Quick Sort
Quick sort is a powerful divide-and-conquer algorithm that works by selecting a pivot, partitioning the array around that pivot, and then recursively sorting the subarrays. Its average-case performance is excellent, making it one of the most widely used sorting algorithms in practice. Quick sort is typically faster than merge sort in real-world scenarios due to better cache locality and in-place partitioning.
Example Walk-through
Let’s sort this array:
[10, 7, 8, 9, 1, 5]
We’ll use the last element as the pivot for simplicity.
Step 1 - Partition around pivot = 5
Elements less than 5 go to the left; elements greater go to the right.
Partition result:
[1] [5] [10, 7, 8, 9]
Pivot 5 is now in its final, correct position.
Step 2 - Recursively sort left side
Left side: [1]
Already sorted.
Step 3 - Recursively sort right side
Right side: [10, 7, 8, 9]
Pivot = 9
Partition:
[7, 8] [9] [10]
Now sort each part:
[7, 8]pivot =8→[7] [8][10]already sorted
Final sorted array:
[1, 5, 7, 8, 9, 10]
Quick sort is efficient because most of the work happens during partitioning, and well-chosen pivots keep recursion depth small.
Rust Implementation
This version uses the Lomuto partition scheme for clarity. It sorts the slice in-place and recursively sorts the subranges.
pub fn quick_sort(arr: &mut [i32]) {
let len = arr.len();
if len > 1 {
quick_sort_recursive(arr, 0, (len - 1) as isize);
}
}
fn quick_sort_recursive(arr: &mut [i32], low: isize, high: isize) {
if low < high {
let pivot_index = partition(arr, low, high);
quick_sort_recursive(arr, low, pivot_index - 1);
quick_sort_recursive(arr, pivot_index + 1, high);
}
}
fn partition(arr: &mut [i32], low: isize, high: isize) -> isize {
let pivot = arr[high as usize];
let mut i = low - 1;
for j in low..high {
if arr[j as usize] <= pivot {
i += 1;
arr.swap(i as usize, j as usize);
}
}
// Place pivot in correct position
arr.swap((i + 1) as usize, high as usize);
i + 1
}
#[cfg(test)]
mod tests {
use super::*;
#[test]
fn it_sorts() {
let mut input = vec![10, 7, 8, 9, 1, 5];
quick_sort(&mut input);
assert_eq!(input, vec![1, 5, 7, 8, 9, 10]);
}
}
Example Usage
fn main() {
let mut values = vec![64, 34, 25, 12, 22, 11, 90];
quick_sort(&mut values);
println!("{:?}", values); // [11, 12, 22, 25, 34, 64, 90]
}
Time and Space Complexity
Quick sort’s performance heavily depends on pivot selection.

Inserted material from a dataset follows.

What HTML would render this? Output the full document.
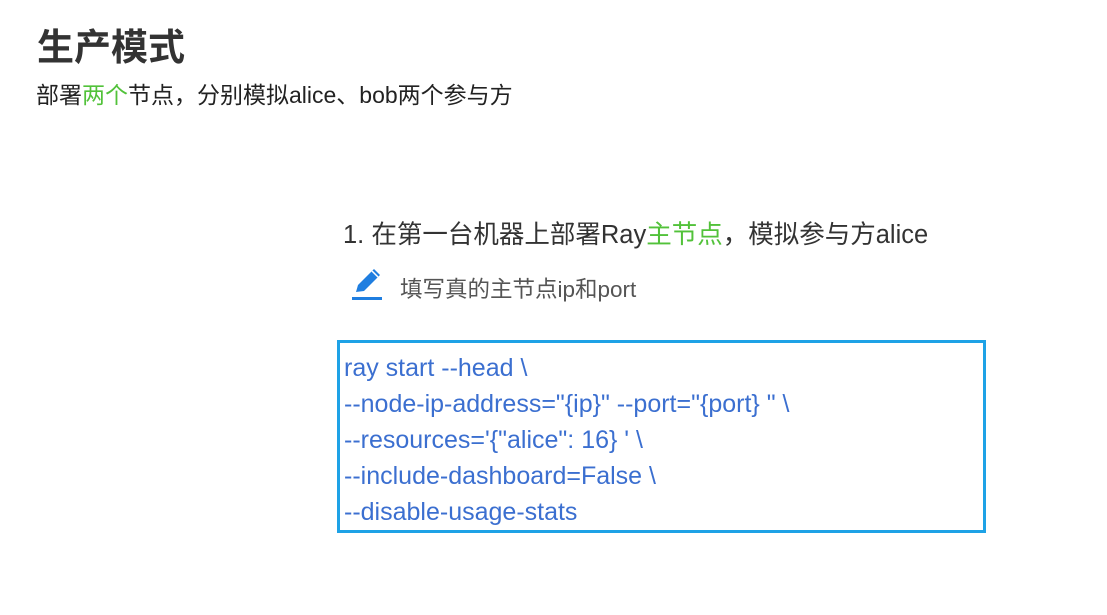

| Case | Time Complexity | Order of Growth | Reason |
|---|---|---|---|
| Best | O(n log n) | Log-linear | Balanced partitions divide the list efficiently. |
| Average | O(n log n) | Log-linear | Randomized or natural pivots typically yield good splits. |
| Worst | O(n²) | Quadratic | Occurs when pivot is repeatedly the smallest or largest element (e.g., already sorted input). |
Space Complexity
| Space | Complexity | Order of Growth | Reason |
|---|---|---|---|
| Auxiliary space | O(log n) | Logarithmic | Recursive calls create stack frames proportional to recursion depth in the best/average case. |
Worst case recursion depth is O(n), but this is uncommon unless pivots are chosen poorly.